Sabtu, 18 Oktober 2014

Agenda Tarbiyah di Era Jahriyah-Jamahiriyah: Perbesar Kualitas, Perbanyak Kuantitas ! (5)

Tiga Agenda Tarbiyah


"Banyak dalam Kuantitas, Baik dalam kualitas". Ungkapan ini adalah keinginan semua orang dalam da’wah ini. Ini bukan khayalan yang musykil. Allah SWT memberikan isyarat kemungkinannya pada QS. 3:146-148, yang artinya: "Dan berapa banyak para nabi yang berperang bersama-sama mereka sejumlah besar dari pengikutnya yang bertakwa. Mereka tidak menjadi lemah karena bencana yang menimpa mereka di jalan Allah, dan tidak lesu dan tidak (pula) menyerah (kepada musuh). Allah menyukai orang-orang yang sabar. Tidak ada do’a mereka selain ucapan: "Ya Tuhan kami, ampunilah dosa-dosa kami dan tindakan-tindakan kami yang berlebih-lebihan dalam urusan kami, dan tetapkanlah pendirian kami, dan tolonglah kami terhadap kaum yang kafir. Karena itu Allah memberikan kepada mereka pahala di dunia dan pahala di akherat. Dan Allah menyukai orang-orang yang berbuat kebaikan."

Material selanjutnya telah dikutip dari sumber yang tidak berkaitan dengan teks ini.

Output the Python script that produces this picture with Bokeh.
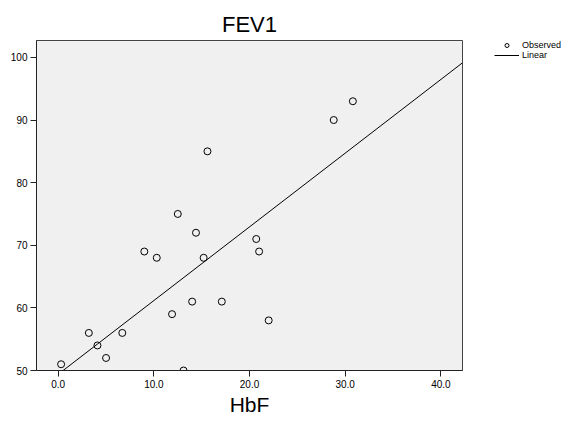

Ada tiga kandungan penting dari ayat ini. Pertama, kenyataan bahwa para nabi membutuhkan pengikut dalam jumlah besar sebagai barisan mujahid fi sabilillah. Kedua, mereka itu (rabbaniyyin) memiliki kualitas yang handal dalam medan perjuangan. ‘Adamu al-wahn (tidak mudah lemah) dalam menghadapi ujian dunia, ‘Adamu adh-dha’fu (tidak mudah lesu) dalam menghadapi kesulitan perjuangan dan ‘Adamu al-Istikanah (tidak gampang menyerah) kepada musuh-musuh Allah. Ketiga, mereka adalah orang-orang yang menyadari kelemahan dan kesalahan dirinya. Mensikapinya dengan senantiasa memohon ampun dan bertaubat dari kesalahan dan kekeliruan, serta menggantungkan diri semata kepada Allah SWT dalam menghadapi musuh.

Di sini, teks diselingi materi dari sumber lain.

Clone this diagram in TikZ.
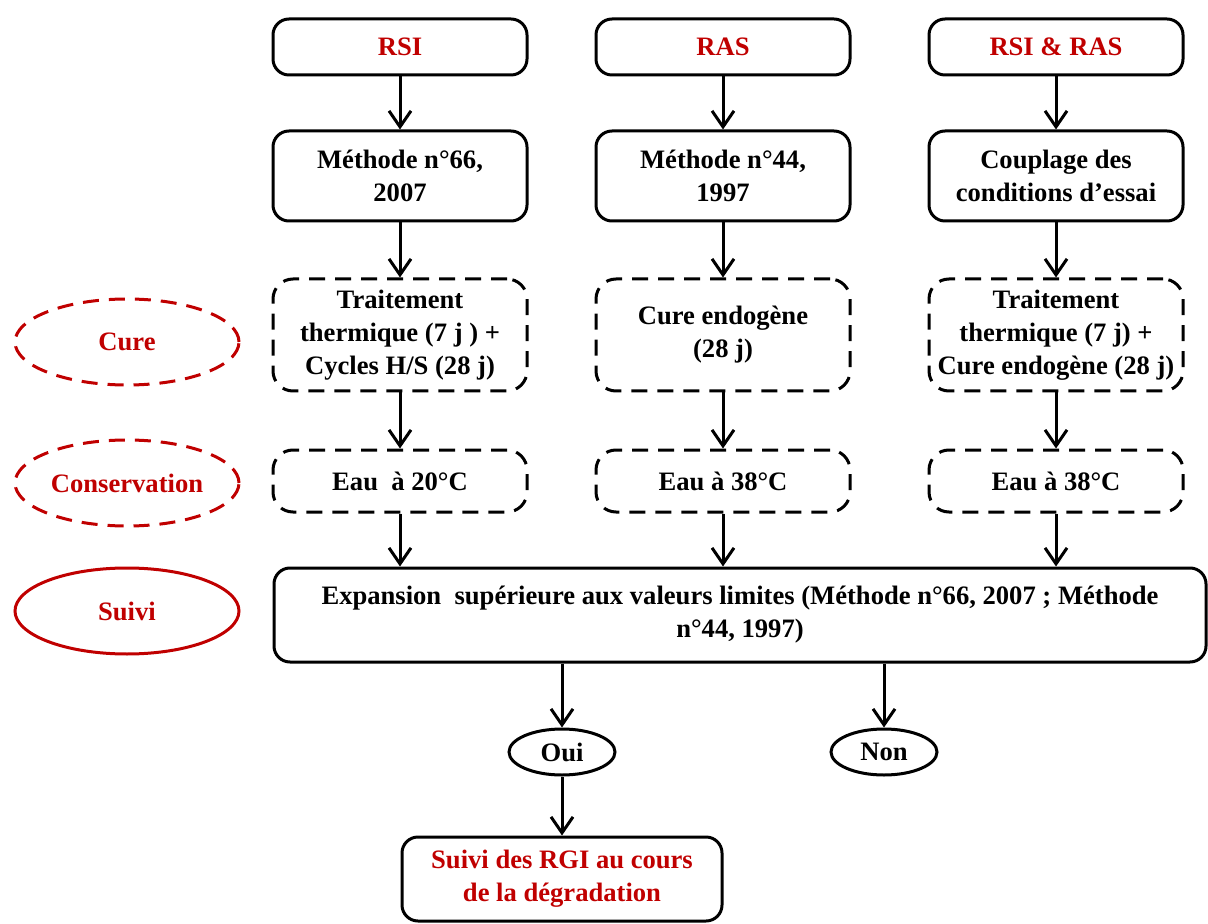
\documentclass[tikz,border=0pt]{standalone}
\usepackage{fontspec}
\setmainfont{Liberation Serif}
\usetikzlibrary{arrows.meta,shapes.geometric}
\definecolor{rouge}{RGB}{192,0,0}
\tikzset{
  boite/.style={draw, line width=1.5pt, rounded corners=8pt, align=center,
    font=\bfseries\fontsize{13.3}{16.5}\selectfont, inner sep=2pt,
    minimum width=127pt},
  boitept/.style={boite, rounded corners=10pt, dash pattern=on 8pt off 5pt},
  etiquette/.style={ellipse, draw=rouge, text=rouge, line width=1.5pt,
    font=\bfseries\fontsize{13.3}{16.5}\selectfont, minimum width=112pt,
    minimum height=43pt, inner sep=0pt},
  choix/.style={ellipse, draw, line width=1.5pt,
    font=\bfseries\fontsize{13.3}{16.5}\selectfont, minimum width=53pt,
    minimum height=23pt, inner sep=0pt},
  fleche/.style={line width=1.5pt, -{Straight Barb[length=8pt,width=11pt,line width=1.5pt]}}
}

\begin{document}
\begin{tikzpicture}[x=0.5pt, y=-0.5pt]
  \useasboundingbox (0,0) rectangle (1208,924);

  % Nodes
  \node[boite, minimum height=28pt, text=rouge] (RSI) at (400,47) {RSI};
  \node[boite, minimum height=28pt, text=rouge] (RAS) at (723,47) {RAS};
  \node[boite, minimum height=28pt, text=rouge] (RSIRAS) at (1056,47) {RSI \& RAS};

  \node[boite, minimum height=45pt] (M66) at (400,176) {Méthode n°66,\\2007};
  \node[boite, minimum height=45pt] (M44) at (723,176) {Méthode n°44,\\1997};
  \node[boite, minimum height=45pt] (Coup) at (1056,176) {Couplage des\\conditions d’essai};

  \node[boitept, minimum height=56pt] (Trait1) at (400,335) {Traitement\\thermique (7 j ) +\\Cycles H/S (28 j)};
  \node[boitept, minimum height=56pt] (Cure2) at (723,335) {Cure endogène\\(28 j)};
  \node[boitept, minimum height=56pt] (Trait3) at (1056,335) {Traitement\\thermique (7 j) +\\Cure endogène (28 j)};

  \node[boitept, minimum height=31pt] (Eau1) at (400,481) {Eau~ à 20°C};
  \node[boitept, minimum height=31pt] (Eau2) at (723,481) {Eau à 38°C};
  \node[boitept, minimum height=31pt] (Eau3) at (1056,481) {Eau à 38°C};

  \node[boite, minimum width=466pt, minimum height=47pt] (Exp) at (740,615)
    {Expansion~ supérieure aux valeurs limites (Méthode n°66, 2007 ; Méthode\\n°44, 1997)};

  \node[choix] (Oui) at (562,752) {Oui};
  \node[choix] (Non) at (884,752) {Non};

  \node[boite, minimum width=160pt, minimum height=42pt, text=rouge] (SuiviRGI) at (562,879)
    {Suivi des RGI au cours\\de la dégradation};

  \node[etiquette, dash pattern=on 8pt off 5pt] (Cure) at (127,342) {Cure};
  \node[etiquette, dash pattern=on 8pt off 5pt] (Conserv) at (127,483) {Conservation};
  \node[etiquette] (Suivi) at (127,611) {Suivi};

  % Edges
  \draw[fleche] (RSI) -- (M66);
  \draw[fleche] (RAS) -- (M44);
  \draw[fleche] (RSIRAS) -- (Coup);
  \draw[fleche] (M66) -- (Trait1);
  \draw[fleche] (M44) -- (Cure2);
  \draw[fleche] (Coup) -- (Trait3);
  \draw[fleche] (Trait1) -- (Eau1);
  \draw[fleche] (Cure2) -- (Eau2);
  \draw[fleche] (Trait3) -- (Eau3);
  \draw[fleche] (Eau1.south) -- (Eau1.south |- Exp.north);
  \draw[fleche] (Eau2.south) -- (Eau2.south |- Exp.north);
  \draw[fleche] (Eau3.south) -- (Eau3.south |- Exp.north);
  \draw[fleche] (Oui.north |- Exp.south) -- (Oui);
  \draw[fleche] (Non.north |- Exp.south) -- (Non);
  \draw[fleche] (Oui) -- (SuiviRGI);
\end{tikzpicture}
\end{document}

Tiga kandungan inilah yang menggambarkan agenda tarbiyah sekarang ini. Yaitu upaya sistematis untuk merekrut dan mencetak kader sebanyak-banyaknya. Kedua, mentarbiyah mereka secara manhaji agar memiliki kualitas yang handal. Ketiga, membangun sistem dan iklim da’wah yang baik. Yaitu yang mampu menghidupkan semangat quwwatu ash-shilah bil-lah, semangat muraqabatullah wa muhasabatun-nafs, semangat ta’awun wa tanashur serta iklim ihsanul-‘amal.

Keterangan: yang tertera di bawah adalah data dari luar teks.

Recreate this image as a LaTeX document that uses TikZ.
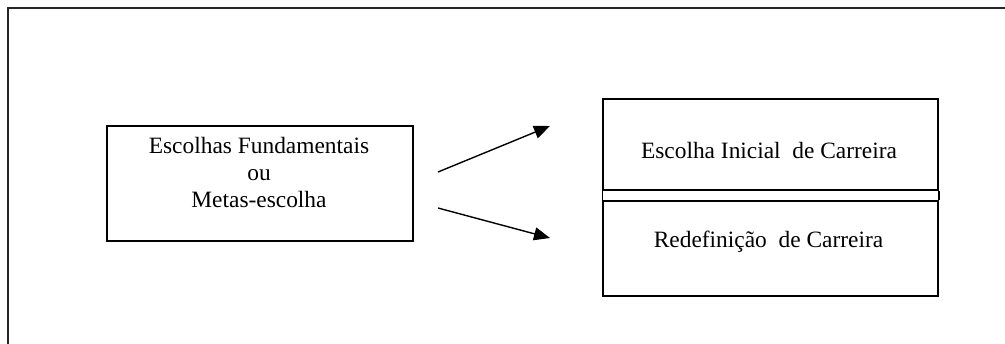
\documentclass[tikz,border=0pt]{standalone}
\usepackage{fontspec}
\setmainfont{Liberation Serif}
\usetikzlibrary{arrows.meta,positioning}
\tikzset{
  caixa/.style={
    rectangle, draw=black, line width=0.75pt,
    inner sep=0pt, fill=none
  },
  rotulo/.style={
    align=center, inner sep=0pt, text=black,
    font=\fontsize{11.7}{13.5}\selectfont
  },
  seta/.style={-{Triangle[length=8pt,width=6.5pt]}, line width=0.7pt, black}
}

\begin{document}
\begin{tikzpicture}[x=0.5pt, y=-0.5pt]
    \useasboundingbox (0,0) rectangle (1005,343);
    \clip (0,0) rectangle (1005,343);
    % moldura externa
    \draw[line width=0.75pt, black!85] (8,8) rectangle (1030,370);
    % caixa da esquerda
    \node[caixa, minimum width=153pt, minimum height=57.5pt] (fund) at (260,183.5) {};
    \node[rotulo] (fundtexto) at (259,172) {Escolhas Fundamentais\\ou\\Metas-escolha};
    % caixas da direita
    \node[caixa, minimum width=167.5pt, minimum height=45.5pt] (inicial) at (770.5,144.5) {};
    \node[caixa, minimum width=167.5pt, minimum height=47.5pt] (redef) at (770.5,248.5) {};
    \draw[line width=0.75pt] (inicial.south west) -- (redef.north west);
    \draw[line width=0.75pt] (inicial.south east) -- (redef.north east);
    \node[rotulo, anchor=base] (inicialtexto) at (769,158) {Escolha Inicial\ \ de Carreira};
    \node[rotulo, anchor=base] (redeftexto) at (768.5,247) {Redefinição\ \ de Carreira};
    % setas
    \coordinate (saida1) at (438,172);
    \coordinate (chegada1) at (550,126);
    \coordinate (saida2) at (438,208);
    \coordinate (chegada2) at (550,238);
    \draw[seta] (saida1) -- (chegada1);
    \draw[seta] (saida2) -- (chegada2);
\end{tikzpicture}
\end{document}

Agenda 1: Memperbanyak Rekrutmen Kader


Merekrut kader da’wah adalah upaya untuk memberi jalan kepada manusia untuk mendapatkan hidayah dan pilihan Allah SWT. Hasil akhirnya bergantung kepada kesediaan manusia untuk datang kepada Allah dan pada kehendak mutlak Allah sendiri. "... Allah menarik kepada agama itu orang yang dikehendaki-Nya dan memberi petunjuk kepada (agama) Nya, orang yang

kembali (kepada-Nya)." (QS. 42:13).


Oleh karena itu, misi da’wah untuk merekrut manusia ke dalam Islam dan da’wah, hanya mungkin dilakukan oleh orang-orang yang secara sadar mengkhidmatkan dirinya kepada Islam. Karena seorang da’i tidak mampu memberi hidayah, ia hanya menuntun manusia kepada hidayah itu. "Sesungguhnya kamu tidak akan dapat memberi petunjuk kepada orang yang

kamu kasihi, tetapi Allah memberi petunjuk kepada orang yang dikehendaki-Nya. Dan Allah lebih mengetahui orang-orang yang mau menerima petunjuk." (QS. 28:56).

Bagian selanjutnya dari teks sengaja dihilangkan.